**Problem to work on**
Copy the listing verbatim, excluding any images found in it.

**Provided material**
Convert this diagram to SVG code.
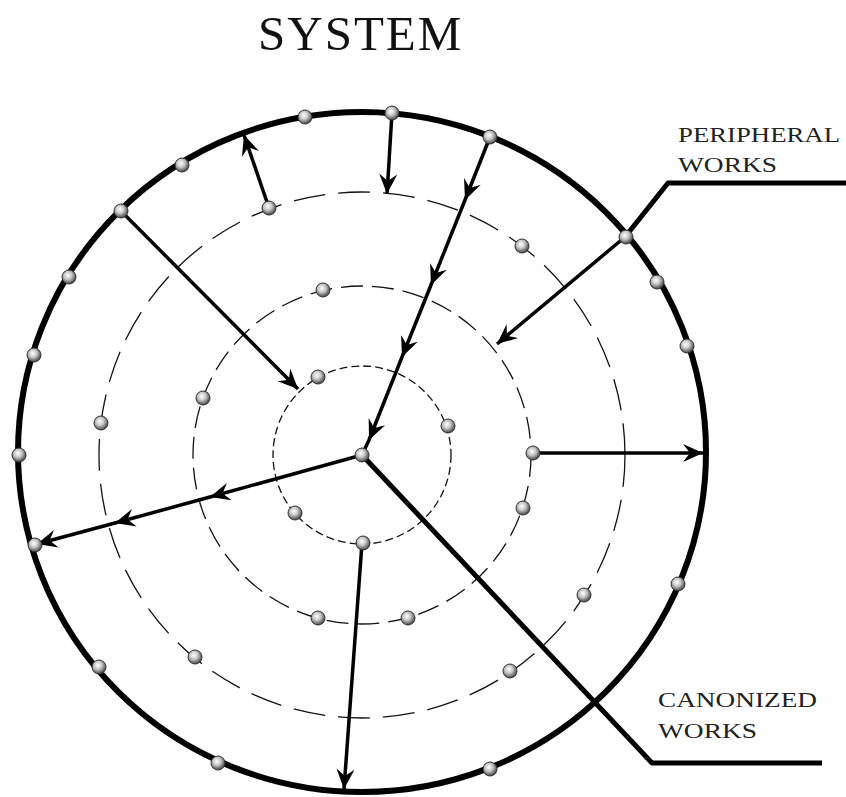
<svg xmlns="http://www.w3.org/2000/svg" width="846" height="797" viewBox="0 0 846 797">
<style>
.outer{fill:none;stroke:#000;stroke-width:6}
.dash{fill:none;stroke:#111;stroke-width:1.3}
.d3{stroke-dasharray:32 13}
.d2{stroke-dasharray:22 9}
.d1{stroke-dasharray:8 4}
.arr{fill:none;stroke:#000;stroke-width:3.5;stroke-linejoin:round}
.lead{fill:none;stroke:#000;stroke-width:5;stroke-linejoin:round}
.dot{fill:url(#sph);stroke:#333;stroke-width:1}
.title{font-family:"Liberation Serif",serif;font-size:49px;fill:#111;letter-spacing:2px}
.lbl{font-family:"Liberation Serif",serif;font-size:21px;fill:#222}
</style>
<defs>
<radialGradient id="sph" cx="0.42" cy="0.38" r="0.62">
<stop offset="0" stop-color="#fff"/>
<stop offset="0.45" stop-color="#c8c8c8"/>
<stop offset="1" stop-color="#444"/>
</radialGradient>
<marker id="ah" markerUnits="userSpaceOnUse" viewBox="-22 -10 24 20" refX="0" refY="0" markerWidth="24" markerHeight="20" orient="auto" overflow="visible">
<path d="M0,0 L-20,-9 L-13,0 L-20,9 Z" fill="#000"/>
</marker>
</defs>
<text class="title" x="258" y="50">SYSTEM</text>
<g id="rings">
<ellipse class="outer" cx="362" cy="452" rx="344" ry="340"/>
<circle class="dash d3" cx="362" cy="455" r="263"/>
<circle class="dash d2" cx="362" cy="455" r="169"/>
<circle class="dash d1" cx="362" cy="455" r="89"/>
</g>
<g id="connectors">
<polyline class="arr" points="121,211 298,389" marker-end="url(#ah)"/>
<polyline class="arr" points="269,208 244,135" marker-end="url(#ah)"/>
<polyline class="arr" points="392,113 387,194" marker-end="url(#ah)"/>
<polyline class="arr" points="490,137 465,200 431,285 402,357 369,440 362,455" marker-mid="url(#ah)"/>
<polyline class="arr" points="625,237 497,344" marker-end="url(#ah)"/>
<polyline class="arr" points="533,453 703,453" marker-end="url(#ah)"/>
<polyline class="arr" points="362,455 210,497 115,523 37,544" marker-mid="url(#ah)" marker-end="url(#ah)"/>
<polyline class="arr" points="362,543 344,789" marker-end="url(#ah)"/>
<polyline class="lead" points="846,183 668,183 625,237"/>
<polyline class="lead" points="362,455 652,763 822,763"/>
</g>
<g id="dots">
<circle class="dot" cx="305" cy="117" r="7"/>
<circle class="dot" cx="392" cy="113" r="7"/>
<circle class="dot" cx="490" cy="137" r="7"/>
<circle class="dot" cx="182" cy="165" r="7"/>
<circle class="dot" cx="121" cy="211" r="7"/>
<circle class="dot" cx="69" cy="277" r="7"/>
<circle class="dot" cx="34" cy="355" r="7"/>
<circle class="dot" cx="19" cy="455" r="7"/>
<circle class="dot" cx="35" cy="545" r="7"/>
<circle class="dot" cx="99" cy="667" r="7"/>
<circle class="dot" cx="218" cy="763" r="7"/>
<circle class="dot" cx="490" cy="769" r="7"/>
<circle class="dot" cx="678" cy="584" r="7"/>
<circle class="dot" cx="687" cy="346" r="7"/>
<circle class="dot" cx="657" cy="282" r="7"/>
<circle class="dot" cx="626" cy="237" r="7"/>
<circle class="dot" cx="269" cy="208" r="7"/>
<circle class="dot" cx="522" cy="246" r="7"/>
<circle class="dot" cx="101" cy="423" r="7"/>
<circle class="dot" cx="584" cy="595" r="7"/>
<circle class="dot" cx="510" cy="671" r="7"/>
<circle class="dot" cx="195" cy="657" r="7"/>
<circle class="dot" cx="323" cy="290" r="7"/>
<circle class="dot" cx="203" cy="398" r="7"/>
<circle class="dot" cx="533" cy="453" r="7"/>
<circle class="dot" cx="523" cy="508" r="7"/>
<circle class="dot" cx="318" cy="618" r="7"/>
<circle class="dot" cx="408" cy="618" r="7"/>
<circle class="dot" cx="318" cy="377" r="7"/>
<circle class="dot" cx="448" cy="426" r="7"/>
<circle class="dot" cx="295" cy="513" r="7"/>
<circle class="dot" cx="363" cy="543" r="7"/>
<circle class="dot" cx="362" cy="455" r="7"/>
</g>
<g id="peripheral">
<text class="lbl" x="678" y="142" textLength="162" lengthAdjust="spacingAndGlyphs">PERIPHERAL</text>
<text class="lbl" x="678" y="172" textLength="99" lengthAdjust="spacingAndGlyphs">WORKS</text>
</g>
<g id="canonized">
<text class="lbl" x="658" y="707" textLength="159" lengthAdjust="spacingAndGlyphs">CANONIZED</text>
<text class="lbl" x="658" y="738" textLength="99" lengthAdjust="spacingAndGlyphs">WORKS</text>
</g>
</svg>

**Output for this task**
Convert this diagram to SVG code.
<svg xmlns="http://www.w3.org/2000/svg" width="846" height="797" viewBox="0 0 846 797">
<style>
.outer{fill:none;stroke:#000;stroke-width:6}
.dash{fill:none;stroke:#111;stroke-width:1.3}
.d3{stroke-dasharray:32 13}
.d2{stroke-dasharray:22 9}
.d1{stroke-dasharray:8 4}
.arr{fill:none;stroke:#000;stroke-width:3.5;stroke-linejoin:round}
.lead{fill:none;stroke:#000;stroke-width:5;stroke-linejoin:round}
.dot{fill:url(#sph);stroke:#333;stroke-width:1}
.title{font-family:"Liberation Serif",serif;font-size:49px;fill:#111;letter-spacing:2px}
.lbl{font-family:"Liberation Serif",serif;font-size:21px;fill:#222}
</style>
<defs>
<radialGradient id="sph" cx="0.42" cy="0.38" r="0.62">
<stop offset="0" stop-color="#fff"/>
<stop offset="0.45" stop-color="#c8c8c8"/>
<stop offset="1" stop-color="#444"/>
</radialGradient>
<marker id="ah" markerUnits="userSpaceOnUse" viewBox="-22 -10 24 20" refX="0" refY="0" markerWidth="24" markerHeight="20" orient="auto" overflow="visible">
<path d="M0,0 L-20,-9 L-13,0 L-20,9 Z" fill="#000"/>
</marker>
</defs>
<text class="title" x="258" y="50">SYSTEM</text>
<g id="rings">
<ellipse class="outer" cx="362" cy="452" rx="344" ry="340"/>
<circle class="dash d3" cx="362" cy="455" r="263"/>
<circle class="dash d2" cx="362" cy="455" r="169"/>
<circle class="dash d1" cx="362" cy="455" r="89"/>
</g>
<g id="connectors">
<polyline class="arr" points="121,211 298,389" marker-end="url(#ah)"/>
<polyline class="arr" points="269,208 244,135" marker-end="url(#ah)"/>
<polyline class="arr" points="392,113 387,194" marker-end="url(#ah)"/>
<polyline class="arr" points="490,137 465,200 431,285 402,357 369,440 362,455" marker-mid="url(#ah)"/>
<polyline class="arr" points="625,237 497,344" marker-end="url(#ah)"/>
<polyline class="arr" points="533,453 703,453" marker-end="url(#ah)"/>
<polyline class="arr" points="362,455 210,497 115,523 37,544" marker-mid="url(#ah)" marker-end="url(#ah)"/>
<polyline class="arr" points="362,543 344,789" marker-end="url(#ah)"/>
<polyline class="lead" points="846,183 668,183 625,237"/>
<polyline class="lead" points="362,455 652,763 822,763"/>
</g>
<g id="dots">
<circle class="dot" cx="305" cy="117" r="7"/>
<circle class="dot" cx="392" cy="113" r="7"/>
<circle class="dot" cx="490" cy="137" r="7"/>
<circle class="dot" cx="182" cy="165" r="7"/>
<circle class="dot" cx="121" cy="211" r="7"/>
<circle class="dot" cx="69" cy="277" r="7"/>
<circle class="dot" cx="34" cy="355" r="7"/>
<circle class="dot" cx="19" cy="455" r="7"/>
<circle class="dot" cx="35" cy="545" r="7"/>
<circle class="dot" cx="99" cy="667" r="7"/>
<circle class="dot" cx="218" cy="763" r="7"/>
<circle class="dot" cx="490" cy="769" r="7"/>
<circle class="dot" cx="678" cy="584" r="7"/>
<circle class="dot" cx="687" cy="346" r="7"/>
<circle class="dot" cx="657" cy="282" r="7"/>
<circle class="dot" cx="626" cy="237" r="7"/>
<circle class="dot" cx="269" cy="208" r="7"/>
<circle class="dot" cx="522" cy="246" r="7"/>
<circle class="dot" cx="101" cy="423" r="7"/>
<circle class="dot" cx="584" cy="595" r="7"/>
<circle class="dot" cx="510" cy="671" r="7"/>
<circle class="dot" cx="195" cy="657" r="7"/>
<circle class="dot" cx="323" cy="290" r="7"/>
<circle class="dot" cx="203" cy="398" r="7"/>
<circle class="dot" cx="533" cy="453" r="7"/>
<circle class="dot" cx="523" cy="508" r="7"/>
<circle class="dot" cx="318" cy="618" r="7"/>
<circle class="dot" cx="408" cy="618" r="7"/>
<circle class="dot" cx="318" cy="377" r="7"/>
<circle class="dot" cx="448" cy="426" r="7"/>
<circle class="dot" cx="295" cy="513" r="7"/>
<circle class="dot" cx="363" cy="543" r="7"/>
<circle class="dot" cx="362" cy="455" r="7"/>
</g>
<g id="peripheral">
<text class="lbl" x="678" y="142" textLength="162" lengthAdjust="spacingAndGlyphs">PERIPHERAL</text>
<text class="lbl" x="678" y="172" textLength="99" lengthAdjust="spacingAndGlyphs">WORKS</text>
</g>
<g id="canonized">
<text class="lbl" x="658" y="707" textLength="159" lengthAdjust="spacingAndGlyphs">CANONIZED</text>
<text class="lbl" x="658" y="738" textLength="99" lengthAdjust="spacingAndGlyphs">WORKS</text>
</g>
</svg>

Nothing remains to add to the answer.